Vaiolo delle scimmie in frenata, meno 25,5% casi in sette giorni

Cartellone con l'indicazione delle nazioni dove si è diffuso il vaiolo delle scimmie.
Cartellone con l'indicazione delle nazioni dove si è diffuso il vaiolo delle scimmie. EPA/IDREES MOHAMMED

ROMA. – L’epidemia di vaiolo delle scimmie dà i primi segnali di rallentamento. Nella settimana compresa tra il 29 agosto e il 4 settembre, secondo l’Organizzazione Mondiale della Sanità (Oms), si sono verificati 5.029 casi, il 25,5% in meno rispetto alla settimana precedente, quando i contagi erano stati 6.746. Complessivamente, al 5 settembre sono 52.997 i contagi confermati e 398 quelli probabili. Ammonta a 18 il numero dei decessi, 3 dei quali verificatisi nell’ultima settimana.

Gli Stati Uniti continuano a essere lo Stato più colpito: con 19.351 contagi registrati, i casi americani rappresentano più di un terzo di quelli globali. Seguono Spagna (6.645 casi), Brasile (5.197), Francia (3.646), Germania (3.493), Regno Unito (3.413), Perù (1.546), Canada (1.289), Olanda (1.172), Portogallo (871). In questi dieci Paesi si è verificato l’88% dei contagi, anche se il virus continua a diffondersi e negli ultimi 7 giorni il Sudan del Sud ha visto il suo primo paziente positivo portando a 102 il numero di Stati toccati dal contagio.

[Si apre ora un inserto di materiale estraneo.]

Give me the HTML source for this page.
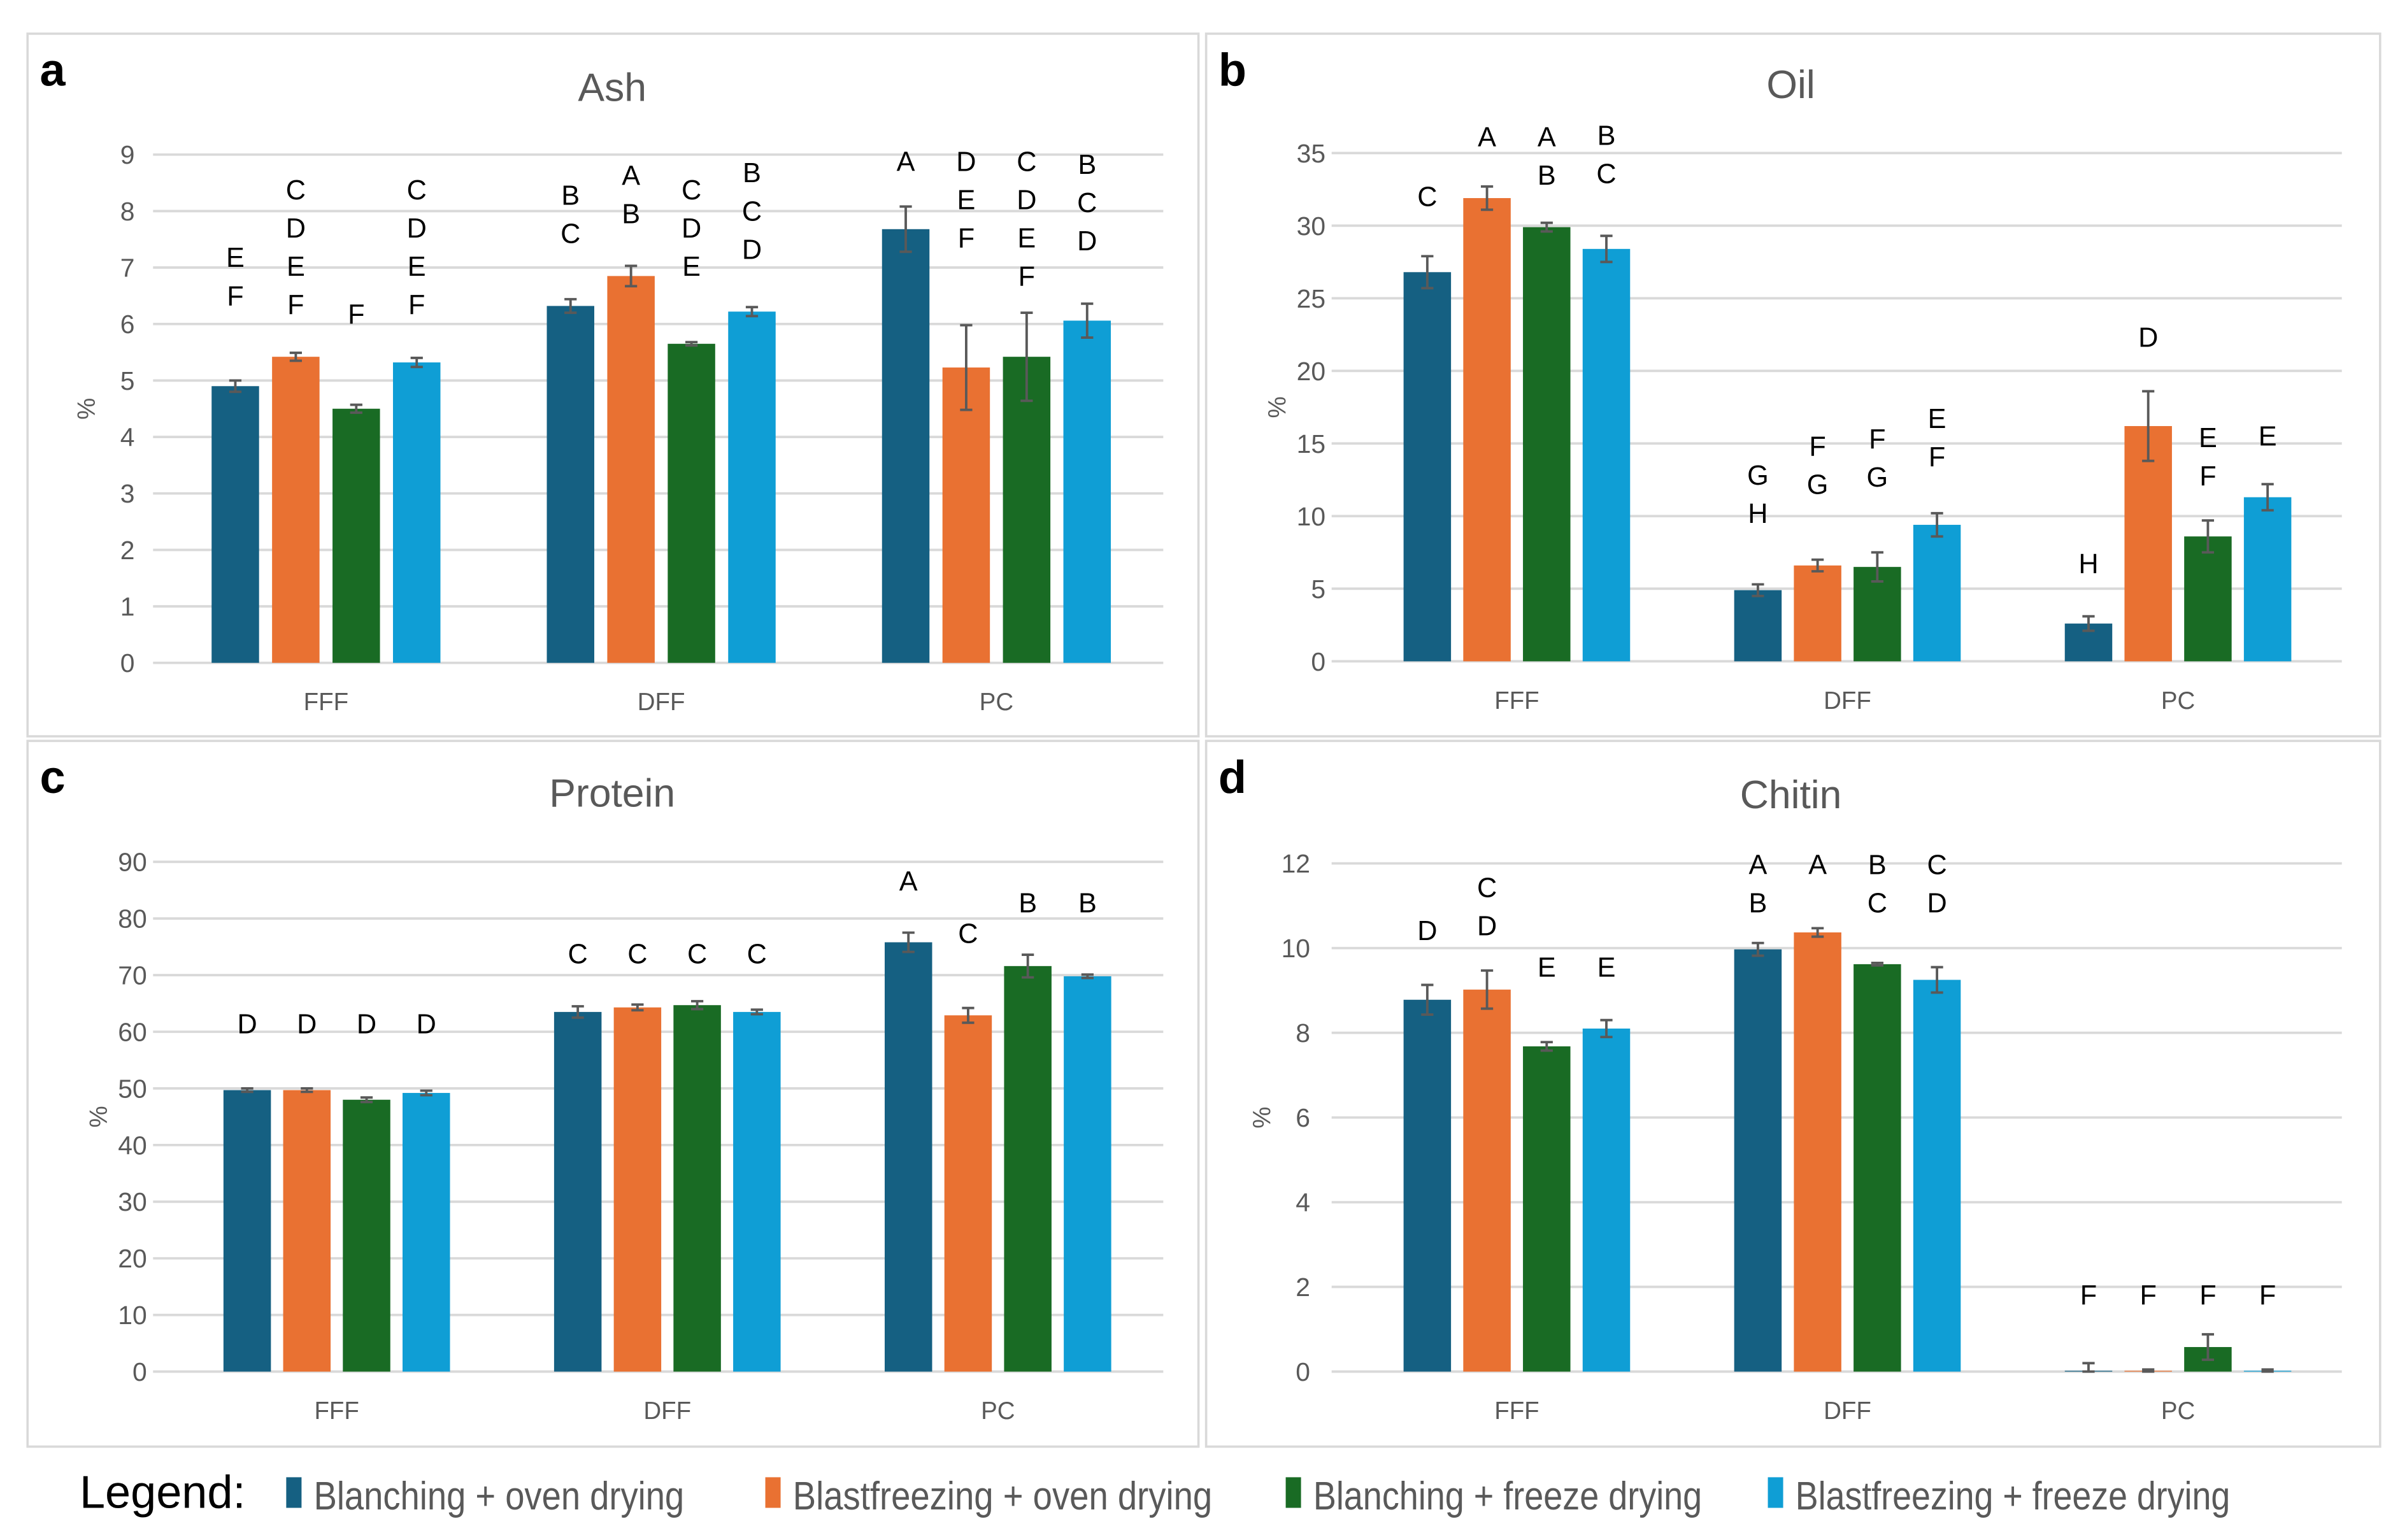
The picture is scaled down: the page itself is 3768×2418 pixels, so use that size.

I nuovi dati confermano la netta prevalenza maschile dell’infezione. A oggi il 98,2% dei contagi si è verificato in maschi con un’età mediana di 36 anni. Si contano però anche 163 casi in minori di 18 anni e, tra questi, 43 bambini con meno di 4 anni. Nessuno dei contagi tra minori si è verificato in ambiente scolastico e il 40% di essi sono stati registrati in Africa.

“Tra i casi con orientamento sessuale noto, il 95,2% (11.923 su 12.530) si identifica come maschio che fa sesso con maschi”, si legge nel report Oms. “Tra quelli in cui è noto lo status Hiv il 44,9% (5.576 su 12.411) è sieropositivo”. La più frequente modalità di contagio riferita (91% dei casi) è quella per via sessuale. Si contano anche 313 casi tra sanitari, ma la quasi totalità ha contratto il virus al di fuori dall’ambiente sanitario.

“È incoraggiante vedere che in alcuni Paesi dell’Europa e del Nord America ora assistiamo a un calo sostenuto dei casi, a dimostrazione dell’efficacia degli interventi di salute pubblica e dell’impegno della comunità per monitorare le infezioni e prevenire la trasmissione”, ha detto nei giorni scorsi il direttore dell’Oms Tedros Adhanom Ghebreyesus.

“Questi segnali confermano quanto affermato con costanza sin dall’inizio: che con le giuste misure, si tratta di un focolaio che si può fermare. E nelle regioni che non hanno trasmissione da animale a uomo, questo è un virus che può essere eliminato”.